------ Source data

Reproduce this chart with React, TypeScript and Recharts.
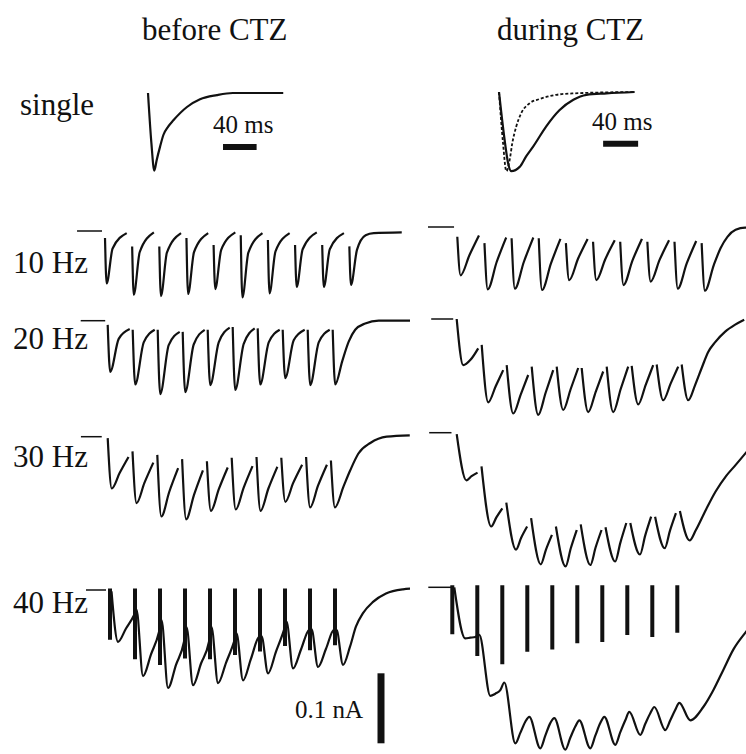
import { LineChart, Line, XAxis, YAxis } from 'recharts'

// current in pA (0 = baseline), time in ms from the first stimulus

// single EPSCs: [ms, pA]
const singleBefore = [
  [0, 0], [4, -71], [7.5, -111], [10.3, -96], [14.3, -77], [18.3, -60], [24, -48],
  [30.2, -39], [46.4, -20], [61.9, -9], [82, -3], [101, 0], [161, 0],
]
const singleDuring = [
  [0, 0], [2.3, -26], [6.9, -73], [10.3, -101], [14, -113], [23.6, -107],
  [31, -92], [39, -78], [54, -49], [69, -26], [85, -11], [100, -4], [123, -2], [155, 0],
]
const singleBeforeScaled = [
  [0, 0], [4.6, -73], [8.4, -113], [12.2, -97], [15.2, -73], [19.8, -49],
  [25.5, -30], [35, -16], [46.5, -10], [65.5, -4], [84.6, -2], [155, 0],
]

// 10 Hz
const tops10B = [-10, -22, -22, -10, -20, -6, -13, -20, -20, -22]
const troughs10B = [-75, -91, -93, -90, -83, -95, -89, -80, -80, -77]
const mids10B = [-25, -30, -31, -30, -27, -31, -29, -26, -26]
const ends10B = [-3, -2, -3, -3, -2, -3, -3, -2, -3]
const tail10B = [[28, -27], [60, -6], [90, -3], [193, -2]]

const tops10D = [-14, -23, -16, -16, -23, -21, -21, -21, -21, -23]
const troughs10D = [-69, -89, -88, -90, -76, -76, -83, -78, -88, -91]
const mids10D = [-40, -50, -50, -52, -45, -46, -48, -47, -52]
const ends10D = [-12, -15, -15, -17, -17, -19, -17, -19, -20]
const tail10D = [[45, -54], [70, -30], [95, -14], [125, -4], [160, -1], [175, -1]]

// 20 Hz
const tops20B = [-6, -13, -13, -16, -13, -9, -11, -13, -13, -13]
const troughs20B = [-73, -91, -105, -102, -92, -99, -91, -82, -92, -91]
const mids20B = [-26, -31, -35, -34, -31, -33, -31, -28, -31]
const ends20B = [-12, -13, -16, -13, -10, -11, -13, -13, -13]
const tail20B = [[19, -58], [32, -30], [45, -13], [65, -4], [92, 0], [155, 0]]

const tops20D = [0, -37, -66, -68, -68, -70, -68, -67, -65, -65]
const troughs20D = [-66, -119, -135, -137, -130, -133, -133, -122, -116, -116]
const mids20D = [-58, -96, -108, -105, -100, -104, -100, -94, -92]
const ends20D = [-42, -73, -80, -73, -70, -75, -68, -66, -68]
const tail20D = [[27, -94], [40, -70], [53, -47], [67, -33], [87, -18], [107, -8], [125, -1]]

// 30 Hz
const tops30B = [-2, -21, -26, -32, -35, -30, -29, -30, -29, -34]
const troughs30B = [-74, -95, -114, -118, -106, -104, -106, -93, -101, -101]
const mids30B = [-52, -66, -79, -83, -75, -73, -74, -66, -70]
const ends30B = [-29, -37, -45, -48, -44, -42, -43, -40, -40]
const tail30B = [[17, -71], [26, -48], [37, -24], [53, -9], [75, 0], [106, 2]]

const tops30D = [-2, -48, -100, -122, -134, -131, -135, -129, -120, -112]
const troughs30D = [-68, -134, -167, -188, -191, -189, -184, -174, -165, -154]
const mids30D = [-62, -121, -150, -167, -165, -164, -157, -147, -140]
const ends30D = [-57, -108, -134, -146, -139, -139, -129, -120, -115]
const tail30D = [[21.5, -139], [35, -110], [48, -84], [62, -62], [75, -46], [90, -27]]

// 40 Hz
const tops40B = [-2, -28, -43, -53, -53, -62, -66, -45, -56, -57]
const troughs40B = [-74, -123, -140, -136, -133, -129, -119, -112, -110, -107]
const mids40B = [-55, -92, -107, -105, -104, -98, -88, -85, -84]
const ends40B = [-36, -60, -74, -74, -74, -67, -57, -57, -57]
const tail40B = [[15, -81], [21, -52], [28, -33], [38, -17], [51, -5], [68, 1], [76, 2]]
const artifacts40B = [-71, -99, -107, -98, -99, -93, -88, -80, -86, -79]

const tops40D = [0, -68, -136, -185, -187, -190, -185, -178, -171, -165]
const troughs40D = [-73, -155, -223, -230, -232, -230, -225, -211, -204, -190]
const mids40D = [-72, -152, -208, -212, -215, -212, -207, -195, -190]
const ends40D = [-71, -147, -192, -194, -199, -194, -190, -180, -175]
const tail40D = [[26, -171], [36, -147], [46, -118], [56, -89], [69, -63], [75, -52]]
const artifacts40D = [-67, -98, -110, -92, -89, -80, -78, -68, -71, -65]

const SCALE_MS = 40
const SCALE_PA = 100

const PX_PER_PA = 0.7
const INK = '#111'
const SERIF = 'Liberation Serif, Times New Roman, serif'

type Row = { t: number; v: number | null }

const pairs = (pts: number[][]): Row[] => pts.map(([t, v]) => ({ t, v }))

function train(
  period: number,
  timing: { top: number; trough: number; mid: number; end: number },
  tops: number[],
  troughs: number[],
  mids: number[],
  ends: number[],
  tail: number[][],
  gap: boolean,
): Row[] {
  const rows: Row[] = []
  tops.forEach((top, i) => {
    const t0 = i * period
    rows.push({ t: t0 + timing.top, v: top })
    rows.push({ t: t0 + timing.trough, v: troughs[i] })
    if (i < tops.length - 1) {
      rows.push({ t: t0 + timing.mid, v: mids[i] })
      rows.push({ t: t0 + timing.end, v: ends[i] })
      if (gap) rows.push({ t: t0 + timing.end + 0.5, v: null })
    } else {
      tail.forEach(([dt, v]) => rows.push({ t: t0 + dt, v }))
    }
  })
  return rows
}

function artifacts(period: number, top: number, bottoms: number[]): Row[] {
  const rows: Row[] = []
  bottoms.forEach((b, i) => {
    rows.push({ t: i * period, v: top })
    rows.push({ t: i * period, v: b })
    rows.push({ t: i * period + 0.1, v: null })
  })
  return rows
}

const segment = (t1: number, v1: number, t2: number, v2: number): Row[] => [
  { t: t1, v: v1 },
  { t: t2, v: v2 },
]

type Series = { data: Row[]; width?: number; dash?: string; linear?: boolean }

type PanelProps = {
  left: number
  top: number
  width: number
  height: number
  x0: number
  y0: number
  pxPerMs: number
  series: Series[]
}

function Panel({ left, top, width, height, x0, y0, pxPerMs, series }: PanelProps) {
  const tMin = (left - x0) / pxPerMs
  const tMax = (left + width - x0) / pxPerMs
  const vMax = (y0 - top) / PX_PER_PA
  const vMin = -(top + height - y0) / PX_PER_PA
  return (
    <div style={{ position: 'absolute', left, top }}>
      <LineChart width={width} height={height} margin={{ top: 0, right: 0, bottom: 0, left: 0 }}>
        <XAxis type='number' dataKey='t' domain={[tMin, tMax]} hide allowDataOverflow />
        <YAxis type='number' domain={[vMin, vMax]} hide allowDataOverflow />
        {series.map((s, i) => (
          <Line
            key={i}
            data={s.data}
            dataKey='v'
            type={s.linear ? 'linear' : 'monotone'}
            stroke={INK}
            strokeWidth={s.width ?? 2.2}
            strokeDasharray={s.dash}
            strokeLinejoin='round'
            dot={false}
            activeDot={false}
            connectNulls={false}
            isAnimationActive={false}
          />
        ))}
      </LineChart>
    </div>
  )
}

const marker = (a: number, b: number): Series => ({ data: segment(a, 0, b, 0), width: 1.5, linear: true })

export default function App() {
  const t10 = { top: 0, trough: 6, mid: 28, end: 80 }
  const t10d = { top: 0, trough: 12, mid: 45, end: 80 }
  const t20 = { top: 0, trough: 5, mid: 22, end: 44 }
  const t20d = { top: 0, trough: 13, mid: 28, end: 43 }
  const t30 = { top: 0, trough: 5.4, mid: 16, end: 28 }
  const t30d = { top: 0, trough: 13, mid: 20, end: 28 }
  const t40 = { top: 1.5, trough: 8, mid: 16, end: 24 }
  const t40d = { top: 2, trough: 13, mid: 18, end: 23 }

  const labels = [
    { text: 'before CTZ', x: 142, y: 40, size: 31 },
    { text: 'during CTZ', x: 497, y: 40, size: 31 },
    { text: 'single', x: 20, y: 115, size: 31 },
    { text: '10 Hz', x: 13, y: 273, size: 31 },
    { text: '20 Hz', x: 13, y: 349, size: 31 },
    { text: '30 Hz', x: 13, y: 467, size: 31 },
    { text: '40 Hz', x: 13, y: 613, size: 31 },
    { text: '40 ms', x: 213, y: 133, size: 25 },
    { text: '40 ms', x: 592, y: 130, size: 25 },
    { text: '0.1 nA', x: 295, y: 718, size: 25 },
  ]

  return (
    <div style={{ position: 'absolute', left: 0, top: 0, width: 746, height: 754, background: '#fff', overflow: 'hidden' }}>
      <Panel
        left={140} top={80} width={150} height={100} x0={148} y0={93} pxPerMs={0.84}
        series={[
          { data: pairs(singleBefore) },
          { data: segment(89.3, -77, 89.3 + SCALE_MS, -77), width: 6, linear: true },
        ]}
      />
      <Panel
        left={490} top={80} width={160} height={100} x0={499} y0={92} pxPerMs={0.875}
        series={[
          { data: pairs(singleBeforeScaled), dash: '3 2', width: 1.8 },
          { data: pairs(singleDuring) },
          { data: segment(119, -74, 119 + SCALE_MS, -74), width: 6, linear: true },
        ]}
      />

      <Panel
        left={70} top={220} width={340} height={85} x0={105} y0={231} pxPerMs={0.2715}
        series={[marker(-103, -11), { data: train(100, t10, tops10B, troughs10B, mids10B, ends10B, tail10B, true) }]}
      />
      <Panel
        left={420} top={215} width={326} height={85} x0={457.3} y0={227} pxPerMs={0.2715}
        series={[marker(-108, -12), { data: train(100, t10d, tops10D, troughs10D, mids10D, ends10D, tail10D, true) }]}
      />

      <Panel
        left={70} top={310} width={340} height={95} x0={107.7} y0={320.7} pxPerMs={0.5}
        series={[marker(-54, -5), { data: train(50, t20, tops20B, troughs20B, mids20B, ends20B, tail20B, true) }]}
      />
      <Panel
        left={420} top={305} width={326} height={115} x0={456.7} y0={319} pxPerMs={0.5}
        series={[marker(-51, -7), { data: train(50, t20d, tops20D, troughs20D, mids20D, ends20D, tail20D, true) }]}
      />

      <Panel
        left={70} top={425} width={340} height={100} x0={107.7} y0={436.7} pxPerMs={0.744}
        series={[marker(-36, -8), { data: train(100 / 3, t30, tops30B, troughs30B, mids30B, ends30B, tail30B, true) }]}
      />
      <Panel
        left={420} top={420} width={326} height={155} x0={456.7} y0={432.7} pxPerMs={0.744}
        series={[marker(-37, -7), { data: train(100 / 3, t30d, tops30D, troughs30D, mids30D, ends30D, tail30D, true) }]}
      />

      <Panel
        left={70} top={578} width={340} height={176} x0={110} y0={590} pxPerMs={1}
        series={[
          marker(-24, -4),
          { data: train(25, t40, tops40B, troughs40B, mids40B, ends40B, tail40B, false) },
          { data: artifacts(25, 2, artifacts40B), width: 4, linear: true },
          { data: segment(271, -119, 271, -119 - SCALE_PA), width: 7, linear: true },
        ]}
      />
      <Panel
        left={420} top={576} width={326} height={178} x0={452.3} y0={587.3} pxPerMs={1}
        series={[
          marker(-24, 1),
          { data: train(25, t40d, tops40D, troughs40D, mids40D, ends40D, tail40D, false) },
          { data: artifacts(25, 3, artifacts40D), width: 4, linear: true },
        ]}
      />

      <svg width={746} height={754} style={{ position: 'absolute', left: 0, top: 0, pointerEvents: 'none' }}>
        {labels.map((l, i) => (
          <text key={i} x={l.x} y={l.y} fontFamily={SERIF} fontSize={l.size} fill={INK}>
            {l.text}
          </text>
        ))}
      </svg>
    </div>
  )
}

------------

:: Short exercise ::
Repeat exactly and only the lines from the start of the data above through the line that holds "the first stimulus", inclusive. Pictures do not belong in the copy.

:: Task answer ::
Reproduce this chart with React, TypeScript and Recharts.
import { LineChart, Line, XAxis, YAxis } from 'recharts'

// current in pA (0 = baseline), time in ms from the first stimulus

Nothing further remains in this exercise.